> Problem statement
Write out the material again exactly, please, and omit the pictures.

> Given data

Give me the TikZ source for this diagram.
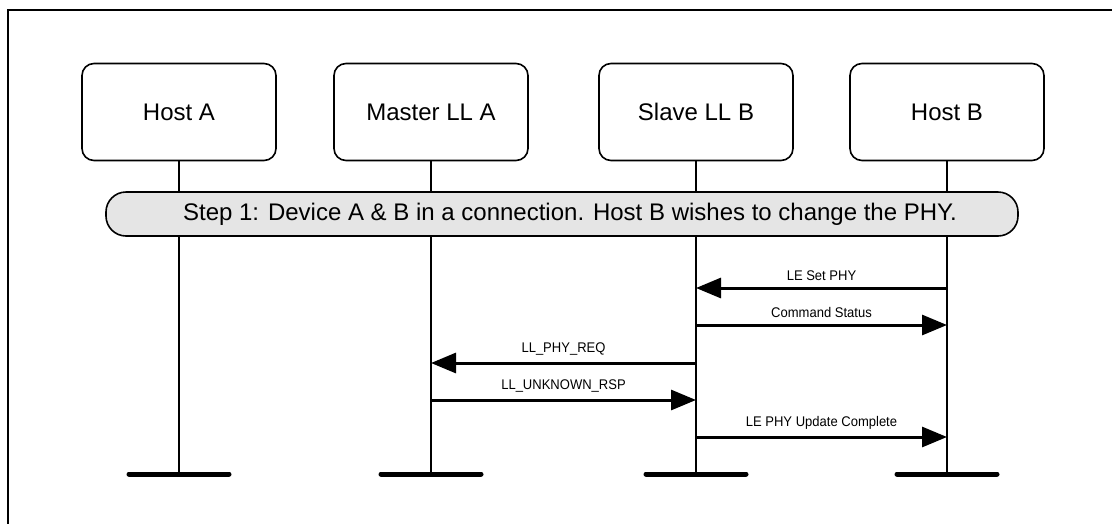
\documentclass[tikz,border=0pt]{standalone}
\usepackage{fontspec}
\setmainfont{Liberation Sans}
\usetikzlibrary{arrows.meta,calc}
\tikzset{
  actor/.style={draw, line width=1.6pt, rounded corners=12pt, minimum width=194pt, minimum height=97pt, font=\fontsize{24}{28}\selectfont, inner sep=0pt},
  life/.style={line width=1.8pt},
  bar/.style={line width=5pt, line cap=round},
  msg/.style={line width=3pt, -{Triangle[length=25pt,width=20pt]}},
  msglabel/.style={font=\fontsize{14}{16}\selectfont, inner sep=0pt, xscale=0.93},
  banner/.style={draw, line width=1.6pt, fill=black!10, rounded corners=20pt, minimum width=912pt, minimum height=44pt, font=\fontsize{24}{28}\selectfont, inner sep=0pt},
  frame/.style={line width=1.6pt}
}
\begin{document}
\begin{tikzpicture}[x=1pt,y=-1pt]
\useasboundingbox (0,0) rectangle (1112,523);
\coordinate (fbl) at (8,530);
\coordinate (ftl) at (8,10);
\coordinate (ftr) at (1120,10);
\draw[frame] (fbl) -- (ftl) -- (ftr);

\node[actor] (ha) at (179,112) {Host A};
\node[actor] (ma) at (431,112) {Master LL A};
\node[actor] (sb) at (696,112) {Slave LL B};
\node[actor] (hb) at (947,112) {Host B};

\foreach \n in {ha,ma,sb,hb}{
  \coordinate (\n-end) at (\n.south |- 0,474);
  \draw[life] (\n.south) -- (\n-end);
  \draw[bar] ($(\n-end)+(-50,0)$) -- ($(\n-end)+(50,0)$);
}

\node[banner] (step) at (562,214) {\hspace*{16pt}Step 1: Device A \& B in a connection. Host B wishes to change the PHY.};

\coordinate (m1s) at (hb.south |- 0,288);
\coordinate (m1e) at (sb.south |- 0,288);
\coordinate (m2s) at (sb.south |- 0,325);
\coordinate (m2e) at (hb.south |- 0,325);
\coordinate (m3s) at (sb.south |- 0,363);
\coordinate (m3e) at (ma.south |- 0,363);
\coordinate (m4s) at (ma.south |- 0,400);
\coordinate (m4e) at (sb.south |- 0,400);
\coordinate (m5s) at (sb.south |- 0,437);
\coordinate (m5e) at (hb.south |- 0,437);

\draw[msg] (m1s) -- (m1e) node[msglabel, midway, above=6pt] (l1) {LE Set PHY};
\draw[msg] (m2s) -- (m2e) node[msglabel, midway, above=6pt] (l2) {Command Status};
\draw[msg] (m3s) -- (m3e) node[msglabel, midway, above=6pt] (l3) {LL\_PHY\_REQ};
\draw[msg] (m4s) -- (m4e) node[msglabel, midway, above=6pt] (l4) {LL\_UNKNOWN\_RSP};
\draw[msg] (m5s) -- (m5e) node[msglabel, midway, above=6pt] (l5) {LE PHY Update Complete};
\end{tikzpicture}
\end{document}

> Exercise output
Give me the TikZ source for this diagram.
\documentclass[tikz,border=0pt]{standalone}
\usepackage{fontspec}
\setmainfont{Liberation Sans}
\usetikzlibrary{arrows.meta,calc}
\tikzset{
  actor/.style={draw, line width=1.6pt, rounded corners=12pt, minimum width=194pt, minimum height=97pt, font=\fontsize{24}{28}\selectfont, inner sep=0pt},
  life/.style={line width=1.8pt},
  bar/.style={line width=5pt, line cap=round},
  msg/.style={line width=3pt, -{Triangle[length=25pt,width=20pt]}},
  msglabel/.style={font=\fontsize{14}{16}\selectfont, inner sep=0pt, xscale=0.93},
  banner/.style={draw, line width=1.6pt, fill=black!10, rounded corners=20pt, minimum width=912pt, minimum height=44pt, font=\fontsize{24}{28}\selectfont, inner sep=0pt},
  frame/.style={line width=1.6pt}
}
\begin{document}
\begin{tikzpicture}[x=1pt,y=-1pt]
\useasboundingbox (0,0) rectangle (1112,523);
\coordinate (fbl) at (8,530);
\coordinate (ftl) at (8,10);
\coordinate (ftr) at (1120,10);
\draw[frame] (fbl) -- (ftl) -- (ftr);

\node[actor] (ha) at (179,112) {Host A};
\node[actor] (ma) at (431,112) {Master LL A};
\node[actor] (sb) at (696,112) {Slave LL B};
\node[actor] (hb) at (947,112) {Host B};

\foreach \n in {ha,ma,sb,hb}{
  \coordinate (\n-end) at (\n.south |- 0,474);
  \draw[life] (\n.south) -- (\n-end);
  \draw[bar] ($(\n-end)+(-50,0)$) -- ($(\n-end)+(50,0)$);
}

\node[banner] (step) at (562,214) {\hspace*{16pt}Step 1: Device A \& B in a connection. Host B wishes to change the PHY.};

\coordinate (m1s) at (hb.south |- 0,288);
\coordinate (m1e) at (sb.south |- 0,288);
\coordinate (m2s) at (sb.south |- 0,325);
\coordinate (m2e) at (hb.south |- 0,325);
\coordinate (m3s) at (sb.south |- 0,363);
\coordinate (m3e) at (ma.south |- 0,363);
\coordinate (m4s) at (ma.south |- 0,400);
\coordinate (m4e) at (sb.south |- 0,400);
\coordinate (m5s) at (sb.south |- 0,437);
\coordinate (m5e) at (hb.south |- 0,437);

\draw[msg] (m1s) -- (m1e) node[msglabel, midway, above=6pt] (l1) {LE Set PHY};
\draw[msg] (m2s) -- (m2e) node[msglabel, midway, above=6pt] (l2) {Command Status};
\draw[msg] (m3s) -- (m3e) node[msglabel, midway, above=6pt] (l3) {LL\_PHY\_REQ};
\draw[msg] (m4s) -- (m4e) node[msglabel, midway, above=6pt] (l4) {LL\_UNKNOWN\_RSP};
\draw[msg] (m5s) -- (m5e) node[msglabel, midway, above=6pt] (l5) {LE PHY Update Complete};
\end{tikzpicture}
\end{document}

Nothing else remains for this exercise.